• **Requirements**
Leave the pictures out and retype the lines from the beginning through the line with "threshold = 0.1", both ends included.

• **Recorded data**

○ ○ ○ ○

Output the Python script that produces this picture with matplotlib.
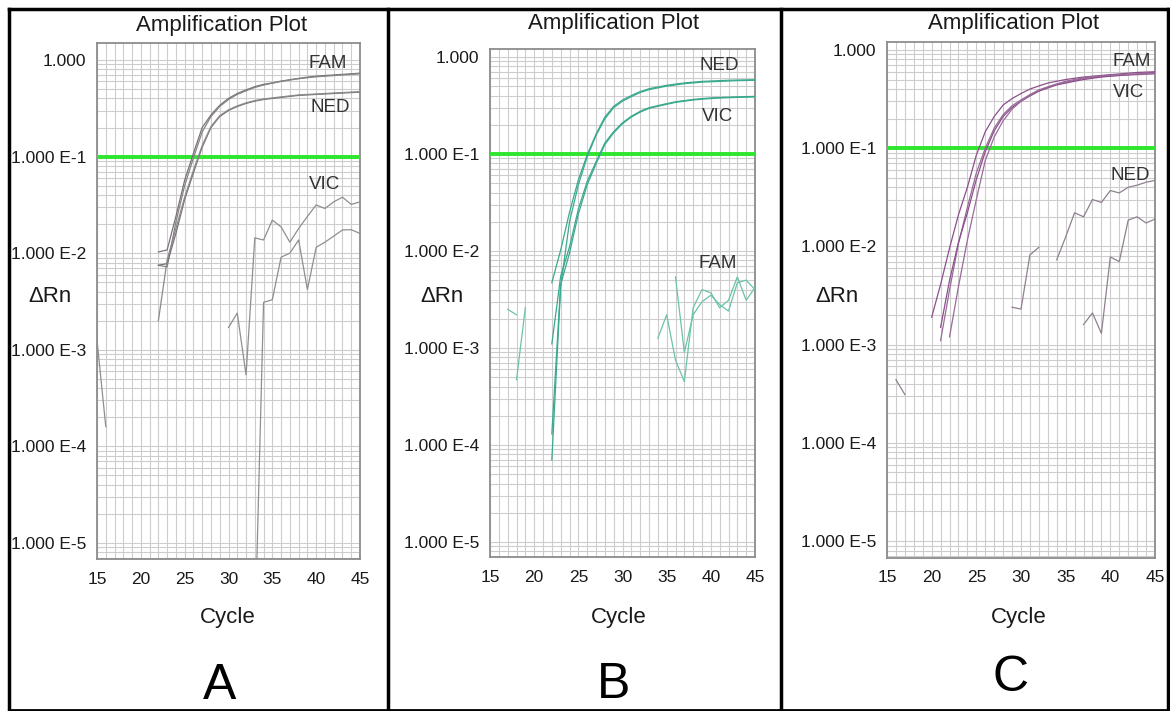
import numpy as np
import matplotlib
matplotlib.use("Agg")
import matplotlib.pyplot as plt
from matplotlib.ticker import MultipleLocator, LogLocator, NullFormatter
from matplotlib.lines import Line2D

plt.rcParams['font.family'] = ['Liberation Sans', 'DejaVu Sans']

# ---- data ----
x_ticks = [15, 20, 25, 30, 35, 40, 45]
y_ticks = [1e-5, 1e-4, 1e-3, 1e-2, 1e-1, 1.0]
y_tick_labels = ["1.000 E-5", "1.000 E-4", "1.000 E-3", "1.000 E-2", "1.000 E-1", "1.000"]
threshold = 0.1

# panel A (grey)
a_amp_cycles = list(range(22, 46))
a_fam1 = [0.0103, 0.0108, 0.024, 0.057, 0.108, 0.20, 0.27, 0.34, 0.40, 0.45, 0.49, 0.53,
          0.56, 0.58, 0.605, 0.625, 0.645, 0.665, 0.68, 0.69, 0.70, 0.71, 0.72, 0.73]
a_fam2 = [0.0075, 0.0072, 0.021, 0.050, 0.097, 0.18, 0.26, 0.33, 0.39, 0.44, 0.48, 0.52,
          0.55, 0.575, 0.60, 0.62, 0.64, 0.655, 0.67, 0.68, 0.69, 0.70, 0.71, 0.72]
a_ned1 = [0.0075, 0.0078, 0.016, 0.036, 0.068, 0.125, 0.20, 0.26, 0.30, 0.33, 0.355, 0.375,
          0.39, 0.40, 0.41, 0.42, 0.43, 0.435, 0.44, 0.445, 0.45, 0.455, 0.46, 0.465]
a_ned2 = [0.0020, 0.0085, 0.018, 0.038, 0.072, 0.13, 0.205, 0.265, 0.305, 0.335, 0.36, 0.38,
          0.395, 0.405, 0.415, 0.425, 0.435, 0.44, 0.445, 0.45, 0.455, 0.46, 0.465, 0.47]
a_vic1_cycles = list(range(30, 46))
a_vic1 = [0.0017, 0.0024, 0.00055, 0.0144, 0.0137, 0.022, 0.0187, 0.013, 0.018, 0.024,
          0.0316, 0.029, 0.034, 0.038, 0.032, 0.034]
a_vic2_cycles = list(range(33, 46))
a_vic2 = [1e-6, 0.0031, 0.0033, 0.0091, 0.010, 0.0137, 0.0042, 0.0115, 0.013, 0.015,
          0.0174, 0.0175, 0.016]
a_early_cycles = [15, 16]
a_early = [0.00126, 0.00016]

# panel B (teal)
b_amp_cycles = list(range(22, 46))
b_ned1 = [0.0047, 0.0102, 0.025, 0.054, 0.098, 0.16, 0.24, 0.31, 0.36, 0.40, 0.44, 0.47,
          0.49, 0.51, 0.525, 0.54, 0.55, 0.56, 0.565, 0.57, 0.575, 0.578, 0.58, 0.582]
b_ned2 = [0.00007, 0.0043, 0.020, 0.048, 0.093, 0.155, 0.23, 0.30, 0.35, 0.39, 0.43, 0.46,
          0.48, 0.50, 0.515, 0.53, 0.54, 0.55, 0.555, 0.56, 0.565, 0.57, 0.572, 0.575]
b_vic1 = [0.0011, 0.0055, 0.011, 0.027, 0.052, 0.083, 0.13, 0.17, 0.21, 0.245, 0.275, 0.30,
          0.315, 0.33, 0.345, 0.355, 0.365, 0.372, 0.378, 0.382, 0.385, 0.388, 0.39, 0.392]
b_vic2 = [0.00013, 0.0045, 0.0095, 0.024, 0.048, 0.079, 0.125, 0.165, 0.205, 0.24, 0.27, 0.295,
          0.31, 0.325, 0.34, 0.35, 0.36, 0.367, 0.373, 0.377, 0.38, 0.383, 0.385, 0.387]
b_fam_l1_cycles = [17, 18]
b_fam_l1 = [0.0025, 0.0022]
b_fam_l2_cycles = [18, 19]
b_fam_l2 = [0.00047, 0.0026]
b_fam_r1_cycles = list(range(34, 46))
b_fam_r1 = [0.00126, 0.0022, 0.00075, 0.00045, 0.0026, 0.0040, 0.0037, 0.0026, 0.0031,
            0.0054, 0.0031, 0.0042]
b_fam_r2_cycles = list(range(36, 46))
b_fam_r2 = [0.0054, 0.0009, 0.0022, 0.0030, 0.0035, 0.0028, 0.0024, 0.0047, 0.0050, 0.0040]

# panel C (purple)
c_amp1_cycles = list(range(20, 46))
c_amp1 = [0.0019, 0.0041, 0.0096, 0.021, 0.040, 0.085, 0.147, 0.21, 0.275, 0.32, 0.36, 0.40,
          0.43, 0.46, 0.48, 0.50, 0.515, 0.53, 0.54, 0.55, 0.56, 0.57, 0.58, 0.59, 0.595, 0.60]
c_amp2_cycles = list(range(21, 46))
c_amp2 = [0.0011, 0.0036, 0.0107, 0.025, 0.056, 0.10, 0.16, 0.22, 0.27, 0.31, 0.35, 0.39,
          0.42, 0.45, 0.47, 0.49, 0.51, 0.525, 0.535, 0.545, 0.55, 0.555, 0.56, 0.565, 0.57]
c_amp3 = [0.0015, 0.0045, 0.011, 0.022, 0.048, 0.092, 0.15, 0.21, 0.26, 0.30, 0.34, 0.38,
          0.41, 0.44, 0.46, 0.48, 0.50, 0.515, 0.53, 0.54, 0.55, 0.56, 0.57, 0.58, 0.59]
c_amp4_cycles = list(range(22, 46))
c_amp4 = [0.0012, 0.0039, 0.0116, 0.030, 0.075, 0.13, 0.19, 0.25, 0.30, 0.35, 0.39, 0.42,
          0.45, 0.48, 0.50, 0.52, 0.535, 0.545, 0.555, 0.56, 0.565, 0.57, 0.575, 0.58]
c_ned1_cycles = [29, 30, 31, 32]
c_ned1 = [0.0024, 0.0023, 0.0082, 0.0098]
c_ned2_cycles = list(range(34, 46))
c_ned2 = [0.0073, 0.0125, 0.022, 0.020, 0.030, 0.028, 0.037, 0.035, 0.040, 0.042, 0.045, 0.047]
c_ned3_cycles = list(range(37, 46))
c_ned3 = [0.0016, 0.0021, 0.0013, 0.0078, 0.0070, 0.0185, 0.020, 0.0173, 0.019]
c_early_cycles = [16, 17]
c_early = [0.00044, 0.00031]

W, H = 1170, 711


def px_rect(left, top, right, bottom):
  return [left / W, (H - bottom) / H, (right - left) / W, (bottom - top) / H]


def setup_axes(ax, ylim):
  ax.set_yscale('log')
  ax.set_xlim(15, 45)
  ax.set_ylim(*ylim)
  ax.set_xticks(x_ticks)
  ax.xaxis.set_minor_locator(MultipleLocator(1))
  ax.set_yticks(y_ticks)
  ax.set_yticklabels(y_tick_labels)
  ax.yaxis.set_minor_locator(LogLocator(base=10, subs=np.arange(2, 10)))
  ax.yaxis.set_minor_formatter(NullFormatter())
  ax.grid(True, which='both', color='#cdcdcd', lw=0.8)
  ax.set_axisbelow(True)
  ax.tick_params(which='both', length=0)
  ax.tick_params(axis='y', labelsize=12.5, pad=8, labelcolor='#1a1a1a')
  ax.tick_params(axis='x', labelsize=12.5, pad=9, labelcolor='#1a1a1a')
  for s in ax.spines.values():
    s.set_color('#8c8c8c')
    s.set_linewidth(1.3)
  ax.axhline(threshold, color='#2ee62e', lw=2.8, zorder=3)


fig = plt.figure(figsize=(11.7, 7.11), dpi=100)

# panel A
ax_a = fig.add_axes(px_rect(97, 43, 360, 559))
setup_axes(ax_a, (10 ** -5.166, 10 ** 0.176))
for ys, col in [(a_fam1, '#7a6f7a'), (a_fam2, '#858585'), (a_ned1, '#7a6f7a'), (a_ned2, '#8a8a8a')]:
  ax_a.plot(a_amp_cycles, ys, color=col, lw=0.9, zorder=4)
ax_a.plot(a_vic1_cycles, a_vic1, color='#8f8f8f', lw=0.9, zorder=4)
ax_a.plot(a_vic2_cycles, a_vic2, color='#8f8f8f', lw=0.9, zorder=4)
ax_a.plot(a_early_cycles, a_early, color='#8f8f8f', lw=0.9, zorder=4)
ax_a.text(41.3, 0.93, "FAM", fontsize=13.5, color='#333333', ha='center', va='center')
ax_a.text(41.6, 0.32, "NED", fontsize=13.5, color='#333333', ha='center', va='center')
ax_a.text(41.0, 0.051, "VIC", fontsize=13.5, color='#333333', ha='center', va='center')

# panel B
ax_b = fig.add_axes(px_rect(490, 49, 755, 557))
setup_axes(ax_b, (10 ** -5.155, 10 ** 0.082))
for ys in [b_ned1, b_ned2, b_vic1, b_vic2]:
  ax_b.plot(b_amp_cycles, ys, color='#3aa98e', lw=0.9, zorder=4)
for cx, ys in [(b_fam_l1_cycles, b_fam_l1), (b_fam_l2_cycles, b_fam_l2),
               (b_fam_r1_cycles, b_fam_r1), (b_fam_r2_cycles, b_fam_r2)]:
  ax_b.plot(cx, ys, color='#6cc2aa', lw=0.9, zorder=4)
ax_b.text(41.0, 0.81, "NED", fontsize=13.5, color='#333333', ha='center', va='center')
ax_b.text(40.8, 0.246, "VIC", fontsize=13.5, color='#333333', ha='center', va='center')
ax_b.text(40.8, 0.0075, "FAM", fontsize=13.5, color='#333333', ha='center', va='center')

# panel C
ax_c = fig.add_axes(px_rect(887, 42, 1155, 558))
setup_axes(ax_c, (10 ** -5.173, 10 ** 0.081))
ax_c.plot(c_amp1_cycles, c_amp1, color='#8c4f8c', lw=0.9, zorder=4)
ax_c.plot(c_amp2_cycles, c_amp2, color='#9a6a9a', lw=0.9, zorder=4)
ax_c.plot(c_amp2_cycles, c_amp3, color='#8c4f8c', lw=0.9, zorder=4)
ax_c.plot(c_amp4_cycles, c_amp4, color='#9a6a9a', lw=0.9, zorder=4)
for cx, ys in [(c_ned1_cycles, c_ned1), (c_ned2_cycles, c_ned2), (c_ned3_cycles, c_ned3),
               (c_early_cycles, c_early)]:
  ax_c.plot(cx, ys, color='#8f8090', lw=0.9, zorder=4)
ax_c.text(42.4, 0.77, "FAM", fontsize=13.5, color='#333333', ha='center', va='center')
ax_c.text(42.0, 0.365, "VIC", fontsize=13.5, color='#333333', ha='center', va='center')
ax_c.text(42.2, 0.053, "NED", fontsize=13.5, color='#333333', ha='center', va='center')

# titles, axis names and panel letters
for cx, ty, ly, cyx in [(222, 26, 50, 228), (614, 23, 442, 619), (1014, 24, 837, 1019)]:
  fig.text(cx / W, 1 - ty / H, "Amplification Plot", fontsize=16, ha='center', va='center', color='#1a1a1a')
  fig.text(ly / W, 1 - 297 / H, "\u0394Rn", fontsize=16, ha='center', va='center', color='#1a1a1a')
  fig.text(cyx / W, 1 - 617 / H, "Cycle", fontsize=16, ha='center', va='center', color='#1a1a1a')

fig.text(220 / W, 1 - 686 / H, "A", fontsize=36, ha='center', va='center', color='black')
fig.text(614 / W, 1 - 685 / H, "B", fontsize=36, ha='center', va='center', color='black')
fig.text(1011 / W, 1 - 678 / H, "C", fontsize=36, ha='center', va='center', color='black')

# black frames round the three pictures
for x in [9, 388, 781, 1168]:
  fig.add_artist(Line2D([x / W, x / W], [0, 1 - 9 / H], color='black', lw=2.5, transform=fig.transFigure))
fig.add_artist(Line2D([9 / W, 1168 / W], [1 - 9 / H, 1 - 9 / H], color='black', lw=2.5, transform=fig.transFigure))
fig.add_artist(Line2D([9 / W, 1168 / W], [1 - 710 / H, 1 - 710 / H], color='black', lw=2.0, transform=fig.transFigure))

fig.savefig("out.png", dpi=100)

○ ○ ○ ○

• **Task result**
Output the Python script that produces this picture with matplotlib.
import numpy as np
import matplotlib
matplotlib.use("Agg")
import matplotlib.pyplot as plt
from matplotlib.ticker import MultipleLocator, LogLocator, NullFormatter
from matplotlib.lines import Line2D

plt.rcParams['font.family'] = ['Liberation Sans', 'DejaVu Sans']

# ---- data ----
x_ticks = [15, 20, 25, 30, 35, 40, 45]
y_ticks = [1e-5, 1e-4, 1e-3, 1e-2, 1e-1, 1.0]
y_tick_labels = ["1.000 E-5", "1.000 E-4", "1.000 E-3", "1.000 E-2", "1.000 E-1", "1.000"]
threshold = 0.1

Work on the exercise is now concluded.